When Fred Karger winked, I smiled.

* * * * *

Fred succeeded in extending the Boom's 60-year lifespan to 61. Documentaries have a way of hijacking a filmmaker's life, and this one was no different. Every time I found myself heading south for another petition drive, protest, or city council meeting, I cursed Fred and his moxie. His "Men of Laguna Beach" calendar contest was hatched, I'm convinced, just to keep me hooked.

It worked. Over the weeks that turned into months, I found myself rediscovering Laguna. People I had somehow missed my first time around were eager to share their own Boom histories with the audience my camera promised. And as I wrestled with a prodigal daughter elsewhere in my life, Saving the Boom gave me the opportunity to revisit places from my past, which I thought I had left behind.

* * * * *

Nestled on the bluff below the Boom, the Garden of Peace & Love is one of those places. I must have passed it a million times on my way to the beach, but the vagaries of youth had blinded me to a lot of things, and the Garden was one of them.
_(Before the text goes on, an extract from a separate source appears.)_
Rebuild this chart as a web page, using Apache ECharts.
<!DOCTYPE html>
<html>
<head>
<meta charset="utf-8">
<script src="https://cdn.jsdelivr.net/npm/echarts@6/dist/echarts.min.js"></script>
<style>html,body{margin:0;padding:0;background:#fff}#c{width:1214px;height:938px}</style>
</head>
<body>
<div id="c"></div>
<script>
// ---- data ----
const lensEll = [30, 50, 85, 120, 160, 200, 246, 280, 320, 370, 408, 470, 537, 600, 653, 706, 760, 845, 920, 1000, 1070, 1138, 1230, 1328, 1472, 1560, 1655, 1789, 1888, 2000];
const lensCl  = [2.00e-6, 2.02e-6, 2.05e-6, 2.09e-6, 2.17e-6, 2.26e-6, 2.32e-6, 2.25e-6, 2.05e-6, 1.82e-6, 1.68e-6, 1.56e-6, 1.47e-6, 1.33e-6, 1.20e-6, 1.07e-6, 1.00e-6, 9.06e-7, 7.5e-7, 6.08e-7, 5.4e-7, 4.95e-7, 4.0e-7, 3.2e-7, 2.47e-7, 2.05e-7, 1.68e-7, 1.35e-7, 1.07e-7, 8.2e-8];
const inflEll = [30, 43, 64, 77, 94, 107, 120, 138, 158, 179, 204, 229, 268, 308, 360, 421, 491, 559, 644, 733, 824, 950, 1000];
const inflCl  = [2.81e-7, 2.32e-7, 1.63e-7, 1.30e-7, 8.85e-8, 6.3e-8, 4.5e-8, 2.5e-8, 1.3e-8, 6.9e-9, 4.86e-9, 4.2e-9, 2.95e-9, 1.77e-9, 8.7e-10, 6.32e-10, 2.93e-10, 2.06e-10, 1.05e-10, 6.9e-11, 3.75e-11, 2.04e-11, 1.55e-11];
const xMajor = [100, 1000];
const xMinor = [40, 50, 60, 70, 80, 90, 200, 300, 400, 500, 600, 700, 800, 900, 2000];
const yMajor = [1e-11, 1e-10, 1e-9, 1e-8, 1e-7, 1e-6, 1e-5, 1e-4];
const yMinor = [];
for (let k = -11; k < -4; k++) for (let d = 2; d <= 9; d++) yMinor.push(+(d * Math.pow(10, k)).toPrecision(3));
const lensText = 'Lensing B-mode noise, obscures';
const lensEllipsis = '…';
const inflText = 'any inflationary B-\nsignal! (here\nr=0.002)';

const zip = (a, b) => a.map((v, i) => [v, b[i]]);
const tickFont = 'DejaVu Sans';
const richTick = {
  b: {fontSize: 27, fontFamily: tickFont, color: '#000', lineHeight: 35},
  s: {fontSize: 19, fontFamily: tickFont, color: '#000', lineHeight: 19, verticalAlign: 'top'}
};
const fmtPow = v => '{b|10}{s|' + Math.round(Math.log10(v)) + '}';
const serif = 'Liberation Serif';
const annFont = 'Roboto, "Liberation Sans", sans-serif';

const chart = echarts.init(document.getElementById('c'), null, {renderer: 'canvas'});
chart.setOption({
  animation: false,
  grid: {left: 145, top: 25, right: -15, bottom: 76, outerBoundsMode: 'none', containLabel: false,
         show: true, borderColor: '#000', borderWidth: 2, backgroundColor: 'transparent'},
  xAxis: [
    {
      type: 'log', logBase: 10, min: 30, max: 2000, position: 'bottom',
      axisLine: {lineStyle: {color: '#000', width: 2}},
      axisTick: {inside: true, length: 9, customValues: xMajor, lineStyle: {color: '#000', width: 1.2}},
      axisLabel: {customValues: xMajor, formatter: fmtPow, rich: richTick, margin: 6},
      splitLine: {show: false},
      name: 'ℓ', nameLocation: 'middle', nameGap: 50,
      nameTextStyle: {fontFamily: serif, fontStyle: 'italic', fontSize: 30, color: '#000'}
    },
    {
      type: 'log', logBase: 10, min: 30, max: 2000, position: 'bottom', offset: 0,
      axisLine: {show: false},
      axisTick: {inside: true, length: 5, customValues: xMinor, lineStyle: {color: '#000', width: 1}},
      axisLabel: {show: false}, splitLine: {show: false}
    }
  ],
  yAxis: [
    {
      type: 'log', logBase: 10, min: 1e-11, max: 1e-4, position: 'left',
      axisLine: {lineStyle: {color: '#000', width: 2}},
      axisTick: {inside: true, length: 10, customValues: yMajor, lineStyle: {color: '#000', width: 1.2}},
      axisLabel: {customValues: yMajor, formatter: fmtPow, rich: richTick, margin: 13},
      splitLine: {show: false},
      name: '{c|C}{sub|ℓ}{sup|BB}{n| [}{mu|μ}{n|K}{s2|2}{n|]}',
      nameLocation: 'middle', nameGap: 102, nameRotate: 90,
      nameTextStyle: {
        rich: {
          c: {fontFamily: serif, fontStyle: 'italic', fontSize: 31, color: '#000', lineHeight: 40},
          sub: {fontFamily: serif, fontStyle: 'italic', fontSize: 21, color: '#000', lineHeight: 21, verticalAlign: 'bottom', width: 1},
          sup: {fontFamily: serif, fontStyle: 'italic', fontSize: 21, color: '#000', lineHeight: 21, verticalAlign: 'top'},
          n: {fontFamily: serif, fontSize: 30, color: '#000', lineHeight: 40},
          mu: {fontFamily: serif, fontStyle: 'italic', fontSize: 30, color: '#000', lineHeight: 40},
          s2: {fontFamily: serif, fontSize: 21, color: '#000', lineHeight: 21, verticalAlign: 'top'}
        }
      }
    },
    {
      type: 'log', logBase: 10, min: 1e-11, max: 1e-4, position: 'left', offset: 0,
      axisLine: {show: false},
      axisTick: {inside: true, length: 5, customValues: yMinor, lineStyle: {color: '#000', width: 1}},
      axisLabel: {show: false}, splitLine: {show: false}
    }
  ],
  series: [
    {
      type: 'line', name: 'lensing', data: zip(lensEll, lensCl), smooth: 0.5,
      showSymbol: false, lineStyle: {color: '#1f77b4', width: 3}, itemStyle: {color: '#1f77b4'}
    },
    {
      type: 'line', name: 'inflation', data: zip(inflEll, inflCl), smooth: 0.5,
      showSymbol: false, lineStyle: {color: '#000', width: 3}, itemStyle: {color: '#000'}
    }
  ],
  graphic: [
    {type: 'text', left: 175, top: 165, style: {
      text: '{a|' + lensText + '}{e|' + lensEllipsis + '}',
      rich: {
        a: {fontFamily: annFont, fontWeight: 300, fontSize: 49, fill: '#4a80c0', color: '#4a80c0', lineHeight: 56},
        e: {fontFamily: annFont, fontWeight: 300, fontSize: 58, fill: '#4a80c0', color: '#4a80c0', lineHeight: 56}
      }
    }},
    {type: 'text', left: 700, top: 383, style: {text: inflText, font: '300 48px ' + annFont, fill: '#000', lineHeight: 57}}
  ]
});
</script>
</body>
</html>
Founded by Michel Martinay in the 1980s, it began as an impromptu AIDS memorial. With the ocean surf crashing just beneath it and under the watchful eye of Michel, it evolved into a hallowed ground where Lagunans memorialize loved ones of every stripe.

I realized that my film was about not just a bar, but also a history, and the community that history had launched and nurtured.

It was also inexplicably about my mom. The small pine box where she resided had become an interesting if macabre conversation piece back home in L.A. Ironically, her only request had been that she not end up in my closet.

With the bar and dance floor shuttered already for months above us, my siblings and I gathered at the foot of Mountain Avenue with our mother one last time. We added her name to those who had come before, painted on rocks and etched in wood, and gave her the ocean view she had always wanted.

As the breeze carried her away, I caught a glimpse of the boy I had been. I pondered if he had become the man she had intended. I wondered if Laguna was still the town it wanted to be.